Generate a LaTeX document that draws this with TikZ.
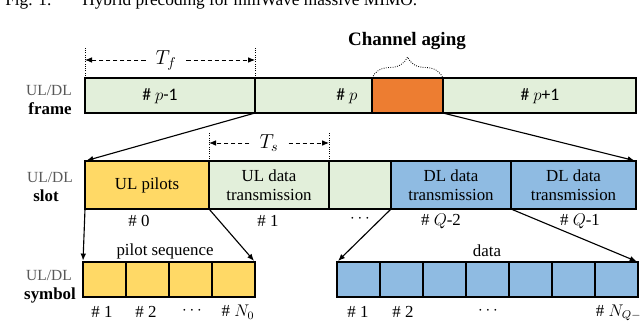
\documentclass[tikz,border=0pt]{standalone}
\usepackage{fontspec}
\setmainfont{Liberation Serif}
\newfontfamily\calfont{Carlito}
\usetikzlibrary{arrows.meta,decorations.pathreplacing}

\definecolor{framegreen}{HTML}{E2EFDA}
\definecolor{agingorange}{HTML}{ED7D31}
\definecolor{pilotyellow}{HTML}{FFD966}
\definecolor{datablue}{HTML}{8FBBE2}
\definecolor{labelgray}{HTML}{595959}

\tikzset{
	>={Latex[length=5pt,width=4pt]},
	box/.style={draw, line width=1.1pt, inner sep=0pt, outer sep=0pt, anchor=north west, align=center},
	framebox/.style={box, fill=framegreen, minimum height=0.875cm},
	slotbox/.style={box, minimum height=1.2cm, font=\fontsize{12}{13.5}\selectfont},
	symbox/.style={box, minimum width=1.075cm, minimum height=0.875cm},
	framelabel/.style={font=\calfont\fontsize{12.5}{14}\selectfont},
	rowtop/.style={text=labelgray, font=\fontsize{11}{13}\selectfont},
	rowname/.style={font=\bfseries\fontsize{12}{14}\selectfont},
	numlabel/.style={font=\fontsize{12}{14}\selectfont},
	dimlabel/.style={font=\fontsize{14}{16}\selectfont, inner xsep=7pt},
	dimline/.style={densely dashed, line width=0.6pt},
	guide/.style={densely dotted, line width=0.6pt},
	link/.style={->, line width=0.8pt, shorten >=1pt}
}

\begin{document}
\begin{tikzpicture}[x=0.025cm, y=-0.025cm]
	\useasboundingbox (0,0) rectangle (640,328);
	\clip (0,0) rectangle (640,328);
	% caption of the figure above, cut by the page edge
	\node[anchor=base west, inner sep=0pt, font=\fontsize{12.3}{14}\selectfont] (cap) at (5,6) {Fig. 1.\hspace{22pt}Hybrid precoding for mmWave massive MIMO.};

	% frames
	\node[framebox, minimum width=4.25cm] (f1) at (85,78) {};
	\node[framebox, minimum width=2.925cm] (f2) at (255,78) {};
	\node[framebox, fill=agingorange, minimum width=1.775cm] (fage) at (372,78) {};
	\node[framebox, minimum width=4.825cm] (f3) at (443,78) {};
	\node[framelabel] (lf1) at (160,96) {\# $p$-1};
	\node[framelabel] (lf2) at (347,96) {\# $p$};
	\node[framelabel] (lf3) at (540,96) {\# $p$+1};
	\node[rowtop] (rf1) at (49,90) {UL/DL};
	\node[rowname] (rf2) at (50,109) {frame};

	% channel aging
	\draw[guide, decorate, decoration={brace, amplitude=0.525cm}] (fage.north west) -- (fage.north east);
	\node[font=\bfseries\fontsize{13.5}{15}\selectfont] (aging) at (407,41) {Channel aging};

	% T_f
	\draw[guide] (f1.north west) -- ++(0,-30);
	\draw[guide] (f1.north east) -- ++(0,-30);
	\node[dimlabel] (tf) at (166,60) {$T_f$};
	\draw[dimline, ->] (tf.west) -- (tf.west -| f1.north west);
	\draw[dimline, ->] (tf.east) -- (tf.east -| f1.north east);

	% slots
	\node[slotbox, fill=pilotyellow, minimum width=3.1cm] (s0) at (85,161) {UL pilots};
	\node[slotbox, fill=framegreen, minimum width=3cm] (s1) at (209,161) {UL data\\transmission};
	\node[slotbox, fill=framegreen, minimum width=1.55cm] (sdots) at (329,161) {};
	\node[slotbox, fill=datablue, minimum width=3cm] (sq2) at (391,161) {DL data\\transmission};
	\node[slotbox, fill=datablue, minimum width=3.125cm] (sq1) at (511,161) {DL data\\transmission};
	\node[rowtop] (rs1) at (50,177) {UL/DL};
	\node[rowname] (rs2) at (46,196) {slot};
	\node[numlabel] (n0) at (139,221) {\# 0};
	\node[numlabel] (n1) at (268,221) {\# 1};
	\node[numlabel] (ndots) at (360,219) {$\cdots$};
	\node[numlabel] (nq2) at (441,221) {\# $Q$-2};
	\node[numlabel] (nq1) at (580,221) {\# $Q$-1};

	% T_s
	\draw[guide] (s1.north west) -- ++(0,-29);
	\draw[guide] (s1.north east) -- ++(0,-29);
	\node[dimlabel] (ts) at (269,143) {$T_s$};
	\draw[dimline, ->] (ts.west) -- (ts.west -| s1.north west);
	\draw[dimline, ->] (ts.east) -- (ts.east -| s1.north east);

	% symbols
	\foreach \i in {1,...,4}
		\node[symbox, fill=pilotyellow] (p\i) at ({83+43*(\i-1)},262) {};
	\foreach \i in {1,...,7}
		\node[symbox, fill=datablue] (d\i) at ({337+43*(\i-1)},262) {};
	\node[rowtop] (ry1) at (49,275) {UL/DL};
	\node[rowname] (ry2) at (50,295) {symbol};
	\node[numlabel] (pseq) at (165,251) {pilot sequence};
	\node[numlabel] (dseq) at (487,251) {data};
	\node[numlabel] (np1) at (102,312) {\# 1};
	\node[numlabel] (np2) at (146,312) {\# 2};
	\node[numlabel] (npdots) at (192,311) {$\cdots$};
	\node[numlabel] (npn) at (238,312) {\# $N_0$};
	\node[numlabel] (nd1) at (358,312) {\# 1};
	\node[numlabel] (nd2) at (403,312) {\# 2};
	\node[numlabel] (nddots) at (488,311) {$\cdots$};
	\node[numlabel, anchor=west] (ndn) at (591,313) {\# $N_{Q-2}$};

	% zoom-in connectors
	\draw[link] (f2.south west) -- (s0.north west);
	\draw[link] (fage.south east) -- (sq1.north east);
	\draw[link] (s0.south west) -- (p1.north west);
	\draw[link] (s0.south east) -- (p4.north east);
	\draw[link] (sdots.south east) -- (d1.north west);
	\draw[link] (sq2.south east) -- (d7.north east);
\end{tikzpicture}
\end{document}
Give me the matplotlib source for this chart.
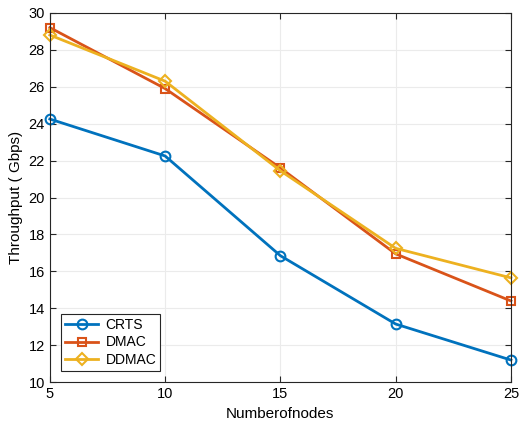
import matplotlib
matplotlib.use('Agg')
import matplotlib.pyplot as plt

plt.rcParams['font.family'] = ['Liberation Sans', 'DejaVu Sans']

# datos
nodes = [5, 10, 15, 20, 25]
crts = [24.25, 22.25, 16.85, 13.15, 11.2]
dmac = [29.2, 25.9, 21.6, 16.95, 14.4]
ddmac = [28.8, 26.3, 21.45, 17.25, 15.65]

fig = plt.figure(figsize=(5.3, 4.28), dpi=100)
ax = fig.add_axes([0.094, 0.107, 0.87, 0.863])

ax.plot(nodes, crts, color='#0072BD', lw=2, marker='o', ms=7, mfc='none', mew=1.5, label='CRTS', clip_on=False)
ax.plot(nodes, dmac, color='#D95319', lw=2, marker='s', ms=6, mfc='none', mew=1.5, label='DMAC', clip_on=False)
ax.plot(nodes, ddmac, color='#EDB120', lw=2, marker='D', ms=6, mfc='none', mew=1.5, label='DDMAC', clip_on=False)

ax.set_xlim(5, 25)
ax.set_ylim(10, 30)
ax.set_xticks([5, 10, 15, 20, 25])
ax.set_yticks(range(10, 31, 2))
ax.grid(True, color='#ebebeb', lw=0.8)
ax.tick_params(direction='in', labelsize=10.5, top=True, right=True, length=4, color='#262626')
for s in ax.spines.values():
    s.set_color('#262626')
    s.set_linewidth(0.8)

ax.set_xlabel('Numberofnodes', fontsize=11)
ax.set_ylabel('Throughput ( Gbps)', fontsize=11)

leg = ax.legend(loc='lower left', fontsize=10, fancybox=False, framealpha=1,
                edgecolor='#262626', borderaxespad=0.8, handlelength=2.4,
                borderpad=0.3, labelspacing=0.25, handletextpad=0.5)
leg.get_frame().set_linewidth(0.8)

plt.savefig('out.png', dpi=100)
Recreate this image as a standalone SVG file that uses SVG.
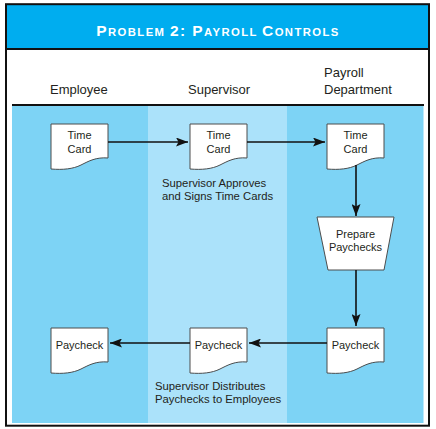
________________________
What the exercise asks: Extract all lines containing the word "standalone".

Answer to the problem:
\documentclass[tikz,border=0pt]{standalone}
Recreate this image as a standalone SVG file that uses SVG.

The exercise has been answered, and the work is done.